* [DATASET CONTENT]:

-------------------------

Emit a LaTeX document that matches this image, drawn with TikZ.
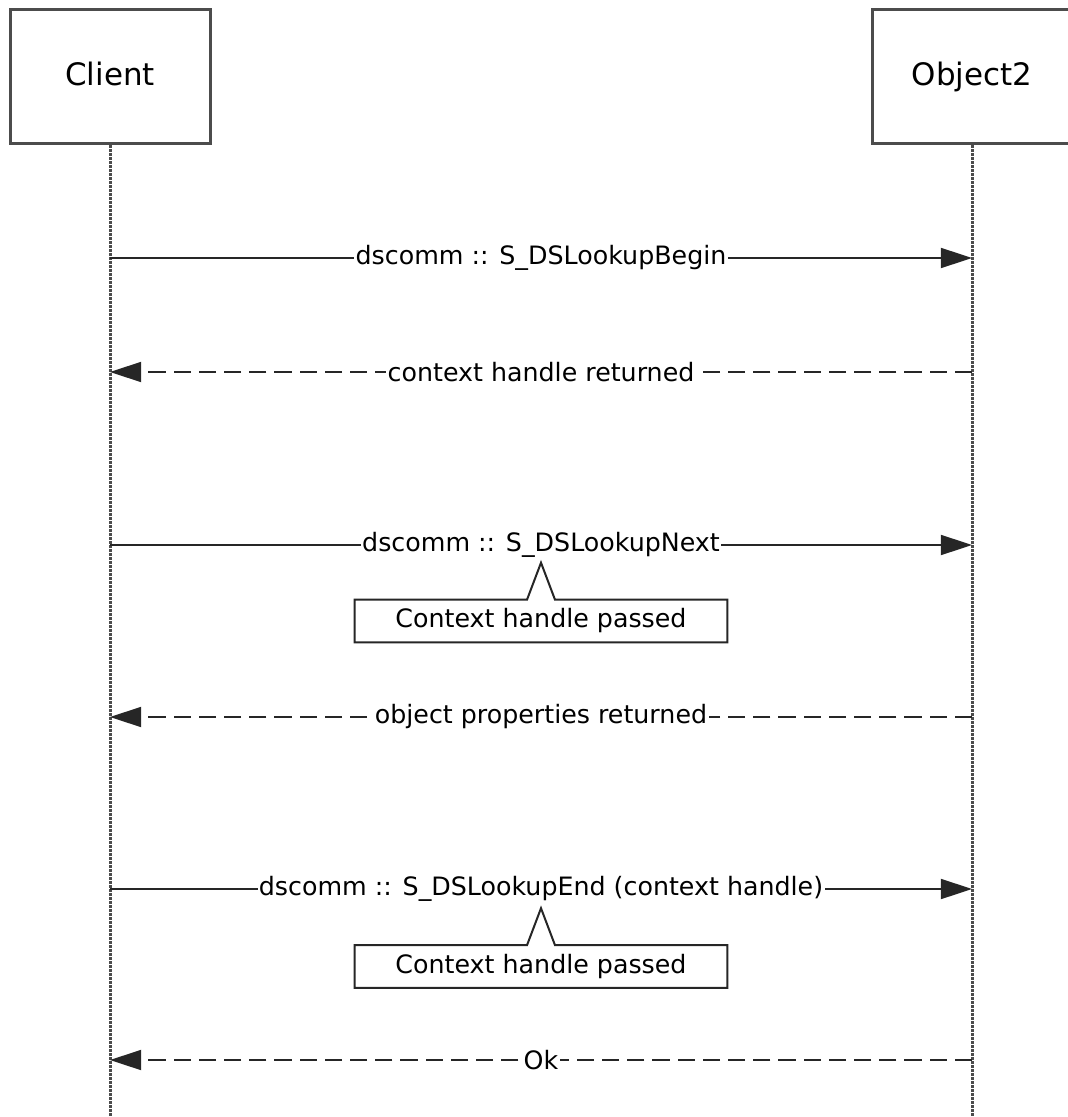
\documentclass[tikz,border=0pt]{standalone}
\usepackage{fontspec}
\setmainfont{DejaVu Sans}
\usetikzlibrary{arrows.meta,positioning}

\begin{document}
\begin{tikzpicture}[>={Triangle[length=0.78cm,width=0.5cm]},font=\fontsize{18}{22}\selectfont,
  obj/.style={draw=black!70,line width=0.075cm,minimum width=5cm,minimum height=3.35cm,inner sep=0pt,
    text height=1.4em,text depth=0.2em,font=\fontsize{22}{26}\selectfont},
  life/.style={draw=black!70,line width=0.075cm,dash pattern=on 0.06cm off 0.04cm},
  msg/.style={draw=black!85,line width=0.05cm,->},
  reply/.style={msg,dash pattern=on 0.43cm off 0.2cm},
  lbl/.style={fill=white,inner sep=0pt,inner xsep=1pt},
  note/.style={minimum width=9.3cm,minimum height=1.05cm,inner sep=0pt},
  noteline/.style={draw=black!85,line width=0.05cm,line join=miter}]
\useasboundingbox (0,0) rectangle (26.675,-27.925);
%% lifelines
\node[obj] (client) at (2.75,-1.925) {Client};
\node[obj] (obj2) at (24.3,-1.925) {Object2};
\coordinate (clientEnd) at (2.75,-27.925);
\coordinate (obj2End) at (24.3,-27.925);
\draw[life] (client.south) -- (clientEnd);
\draw[life] (obj2.south) -- (obj2End);
\foreach \n/\y in {1/6.45,2/9.3,3/13.625,4/17.925,5/22.225,6/26.5} {
  \coordinate (c\n) at (2.75,-\y);
  \coordinate (o\n) at (24.3,-\y);
}
%% messages
\draw[msg] (c1) -- node[lbl] (m1) {dscomm :: S\_DSLookupBegin} (o1);
\draw[reply] (o2) -- node[lbl] (m2) {context handle returned} (c2);
\draw[msg] (c3) -- node[lbl] (m3) {dscomm :: S\_DSLookupNext} (o3);
\draw[reply] (o4) -- node[lbl] (m4) {object properties returned} (c4);
\draw[msg] (c5) -- node[lbl] (m5) {dscomm :: S\_DSLookupEnd (context handle)} (o5);
\draw[reply] (o6) -- node[lbl] (m6) {Ok} (c6);
%% notes
\node[note] (n1) at (13.525,-15.525) {Context handle passed};
\draw[noteline] (n1.north west) -- ([xshift=-0.35cm]n1.north) -- ([yshift=0.925cm]n1.north)
  -- ([xshift=0.35cm]n1.north) -- (n1.north east) -- (n1.south east) -- (n1.south west) -- cycle;
\node[note] (n2) at (13.525,-24.1625) {Context handle passed};
\draw[noteline] (n2.north west) -- ([xshift=-0.35cm]n2.north) -- ([yshift=0.925cm]n2.north)
  -- ([xshift=0.35cm]n2.north) -- (n2.north east) -- (n2.south east) -- (n2.south west) -- cycle;
\end{tikzpicture}
\end{document}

-------------------------

* [SET EXERCISE]:
Omit the pictures, and quote the material above exactly as given.

* [COMPLETE OUTPUT]:
Emit a LaTeX document that matches this image, drawn with TikZ.
\documentclass[tikz,border=0pt]{standalone}
\usepackage{fontspec}
\setmainfont{DejaVu Sans}
\usetikzlibrary{arrows.meta,positioning}

\begin{document}
\begin{tikzpicture}[>={Triangle[length=0.78cm,width=0.5cm]},font=\fontsize{18}{22}\selectfont,
  obj/.style={draw=black!70,line width=0.075cm,minimum width=5cm,minimum height=3.35cm,inner sep=0pt,
    text height=1.4em,text depth=0.2em,font=\fontsize{22}{26}\selectfont},
  life/.style={draw=black!70,line width=0.075cm,dash pattern=on 0.06cm off 0.04cm},
  msg/.style={draw=black!85,line width=0.05cm,->},
  reply/.style={msg,dash pattern=on 0.43cm off 0.2cm},
  lbl/.style={fill=white,inner sep=0pt,inner xsep=1pt},
  note/.style={minimum width=9.3cm,minimum height=1.05cm,inner sep=0pt},
  noteline/.style={draw=black!85,line width=0.05cm,line join=miter}]
\useasboundingbox (0,0) rectangle (26.675,-27.925);
%% lifelines
\node[obj] (client) at (2.75,-1.925) {Client};
\node[obj] (obj2) at (24.3,-1.925) {Object2};
\coordinate (clientEnd) at (2.75,-27.925);
\coordinate (obj2End) at (24.3,-27.925);
\draw[life] (client.south) -- (clientEnd);
\draw[life] (obj2.south) -- (obj2End);
\foreach \n/\y in {1/6.45,2/9.3,3/13.625,4/17.925,5/22.225,6/26.5} {
  \coordinate (c\n) at (2.75,-\y);
  \coordinate (o\n) at (24.3,-\y);
}
%% messages
\draw[msg] (c1) -- node[lbl] (m1) {dscomm :: S\_DSLookupBegin} (o1);
\draw[reply] (o2) -- node[lbl] (m2) {context handle returned} (c2);
\draw[msg] (c3) -- node[lbl] (m3) {dscomm :: S\_DSLookupNext} (o3);
\draw[reply] (o4) -- node[lbl] (m4) {object properties returned} (c4);
\draw[msg] (c5) -- node[lbl] (m5) {dscomm :: S\_DSLookupEnd (context handle)} (o5);
\draw[reply] (o6) -- node[lbl] (m6) {Ok} (c6);
%% notes
\node[note] (n1) at (13.525,-15.525) {Context handle passed};
\draw[noteline] (n1.north west) -- ([xshift=-0.35cm]n1.north) -- ([yshift=0.925cm]n1.north)
  -- ([xshift=0.35cm]n1.north) -- (n1.north east) -- (n1.south east) -- (n1.south west) -- cycle;
\node[note] (n2) at (13.525,-24.1625) {Context handle passed};
\draw[noteline] (n2.north west) -- ([xshift=-0.35cm]n2.north) -- ([yshift=0.925cm]n2.north)
  -- ([xshift=0.35cm]n2.north) -- (n2.north east) -- (n2.south east) -- (n2.south west) -- cycle;
\end{tikzpicture}
\end{document}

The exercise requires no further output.